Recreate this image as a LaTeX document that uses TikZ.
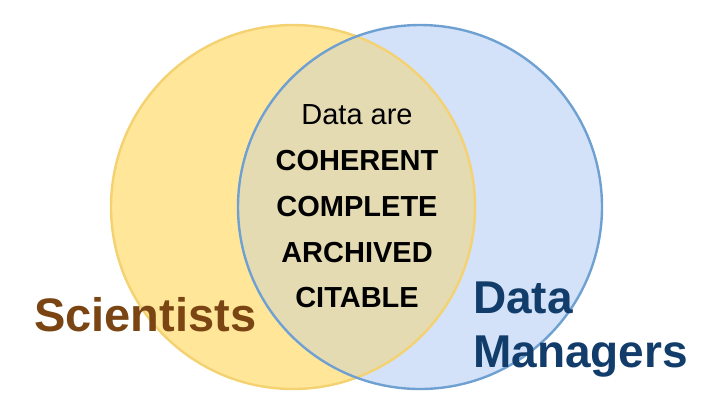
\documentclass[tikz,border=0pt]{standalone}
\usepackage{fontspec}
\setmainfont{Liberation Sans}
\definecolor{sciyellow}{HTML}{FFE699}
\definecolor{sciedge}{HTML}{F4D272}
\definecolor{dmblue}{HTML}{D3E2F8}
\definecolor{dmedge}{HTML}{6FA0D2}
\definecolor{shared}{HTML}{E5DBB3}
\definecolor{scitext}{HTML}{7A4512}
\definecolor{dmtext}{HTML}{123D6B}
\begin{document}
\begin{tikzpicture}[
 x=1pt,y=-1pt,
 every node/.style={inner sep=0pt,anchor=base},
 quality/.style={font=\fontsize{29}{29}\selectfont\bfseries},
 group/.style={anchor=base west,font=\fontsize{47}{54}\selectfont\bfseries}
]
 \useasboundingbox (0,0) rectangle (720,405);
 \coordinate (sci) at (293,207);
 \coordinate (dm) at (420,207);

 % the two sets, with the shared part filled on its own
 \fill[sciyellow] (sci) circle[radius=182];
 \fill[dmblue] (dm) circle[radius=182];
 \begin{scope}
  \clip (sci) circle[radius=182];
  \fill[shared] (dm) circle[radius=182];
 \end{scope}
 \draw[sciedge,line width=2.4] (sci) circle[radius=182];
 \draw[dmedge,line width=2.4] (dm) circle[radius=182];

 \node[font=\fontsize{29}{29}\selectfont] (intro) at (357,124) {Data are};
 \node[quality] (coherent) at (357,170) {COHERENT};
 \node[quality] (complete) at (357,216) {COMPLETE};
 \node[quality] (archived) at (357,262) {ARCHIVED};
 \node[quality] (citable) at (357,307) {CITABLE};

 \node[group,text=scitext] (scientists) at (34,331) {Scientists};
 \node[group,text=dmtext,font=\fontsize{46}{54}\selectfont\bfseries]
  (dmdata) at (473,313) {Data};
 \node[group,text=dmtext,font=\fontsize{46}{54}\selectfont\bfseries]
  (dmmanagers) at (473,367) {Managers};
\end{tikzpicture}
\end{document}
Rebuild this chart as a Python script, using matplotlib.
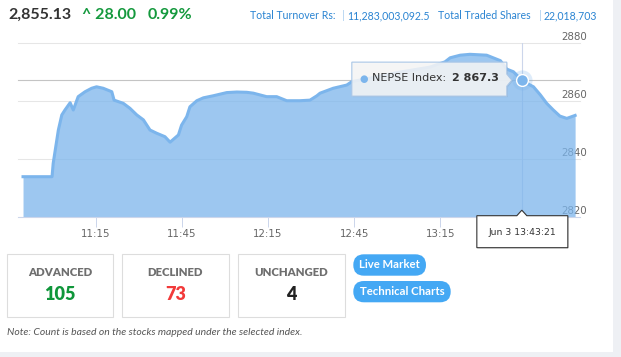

*****

Task instructions » Retype the data above exactly; pictures are not part of the copy.

Result of the task »
Recreate this image as a LaTeX document that uses TikZ.
\documentclass[tikz,border=0pt]{standalone}
\usepackage{fontspec}
\setmainfont{Liberation Sans}
\definecolor{sciyellow}{HTML}{FFE699}
\definecolor{sciedge}{HTML}{F4D272}
\definecolor{dmblue}{HTML}{D3E2F8}
\definecolor{dmedge}{HTML}{6FA0D2}
\definecolor{shared}{HTML}{E5DBB3}
\definecolor{scitext}{HTML}{7A4512}
\definecolor{dmtext}{HTML}{123D6B}
\begin{document}
\begin{tikzpicture}[
 x=1pt,y=-1pt,
 every node/.style={inner sep=0pt,anchor=base},
 quality/.style={font=\fontsize{29}{29}\selectfont\bfseries},
 group/.style={anchor=base west,font=\fontsize{47}{54}\selectfont\bfseries}
]
 \useasboundingbox (0,0) rectangle (720,405);
 \coordinate (sci) at (293,207);
 \coordinate (dm) at (420,207);

 % the two sets, with the shared part filled on its own
 \fill[sciyellow] (sci) circle[radius=182];
 \fill[dmblue] (dm) circle[radius=182];
 \begin{scope}
  \clip (sci) circle[radius=182];
  \fill[shared] (dm) circle[radius=182];
 \end{scope}
 \draw[sciedge,line width=2.4] (sci) circle[radius=182];
 \draw[dmedge,line width=2.4] (dm) circle[radius=182];

 \node[font=\fontsize{29}{29}\selectfont] (intro) at (357,124) {Data are};
 \node[quality] (coherent) at (357,170) {COHERENT};
 \node[quality] (complete) at (357,216) {COMPLETE};
 \node[quality] (archived) at (357,262) {ARCHIVED};
 \node[quality] (citable) at (357,307) {CITABLE};

 \node[group,text=scitext] (scientists) at (34,331) {Scientists};
 \node[group,text=dmtext,font=\fontsize{46}{54}\selectfont\bfseries]
  (dmdata) at (473,313) {Data};
 \node[group,text=dmtext,font=\fontsize{46}{54}\selectfont\bfseries]
  (dmmanagers) at (473,367) {Managers};
\end{tikzpicture}
\end{document}
Rebuild this chart as a Python script, using matplotlib.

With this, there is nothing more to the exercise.